As a composer he devoted much of his time to reworking Irish themes. This is evident in his Irish symphony, first performed at the Feis Ceoil in Dublin in 1904 with Harty himself conducting. That same year the third place finisher in the singing competition was one James Joyce.

 

Harty also began conducting with the London Symphony Orchestra in 1911. In 1913 he conducted the orchestra in his own composition Variations on a Dublin Air. He was also invited to conduct at Covent Garden at around that time but Harty and Grand Opera never really hit it off. The composer wrote of opera that it was a medium in which ‘clumsy attempts are made at defining the indefinable suggestions of music’. There is no record of what opera thought of Harty but the Times wrote of his efforts that he made the music of Bizet and Wagner sound like ‘quotations from some forgotten German score’. Ouch!

 

Harty finally found his niche as a conductor with the Hallé Orchestra in Manchester. He made his debut with the Hallé in April 1914. Unfortunately his career was interrupted by the small matter of a global war. He sensibly joined the Navy, where casualties were considerably lighter than on dry land and survived to be demobilized in 1918. He became the Hallés permanent conductor in 1920 and restored the reputation to the levels it had experienced under its founder Charles Hallé.

 

Harty and the Hallé came to fit each other like a pair of old gloves.
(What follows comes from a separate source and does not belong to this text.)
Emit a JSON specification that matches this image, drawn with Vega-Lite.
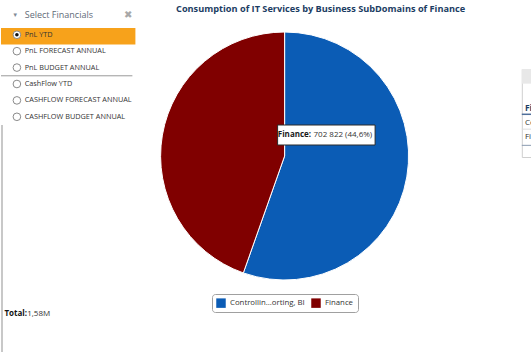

On one occasion the famous Austrian pianist Artur Schnabel was performing a Brahms concerto with the Hallé. He overlooked two bars, enough to throw any conductor and orchestra into total confusion. Harty and the Hallé didn’t so much as miss a beat. Later Schnabel, by way of a compliment to the conductor, suggested that the Hallé was ‘second only to the Berlin Philharmonic’. Harty was having none of it – pointing out with some asperity that the Hallé was ‘better by two bars’.

 

Harty was knighted in 1925 but his career in Manchester did not come to a happy end. When, in 1932, he accepted the post of conductor in chief with the London Symphony Orchestra the Hallé dropped him like a hot bassoon. He took some measure of revenge by poaching a number of their key players for his new band. However his tenure with the LSO was brief and chastening. He didn’t bring in the crowds and was dumped unceremoniously after only two years.

 

Towards the end of his life he suffered ill health but still managed to adapt a number of Irish songs and create a new tone poem The Children of Lir. He did a lot of work in his final years with the BBC Symphony Orchestra. He was only 61 when he died in 1940. His ashes were scattered in Hillsborough parish church.

 

Hamilton Harty, accompanist, composer, and conductor was born 136 years ago, on this day.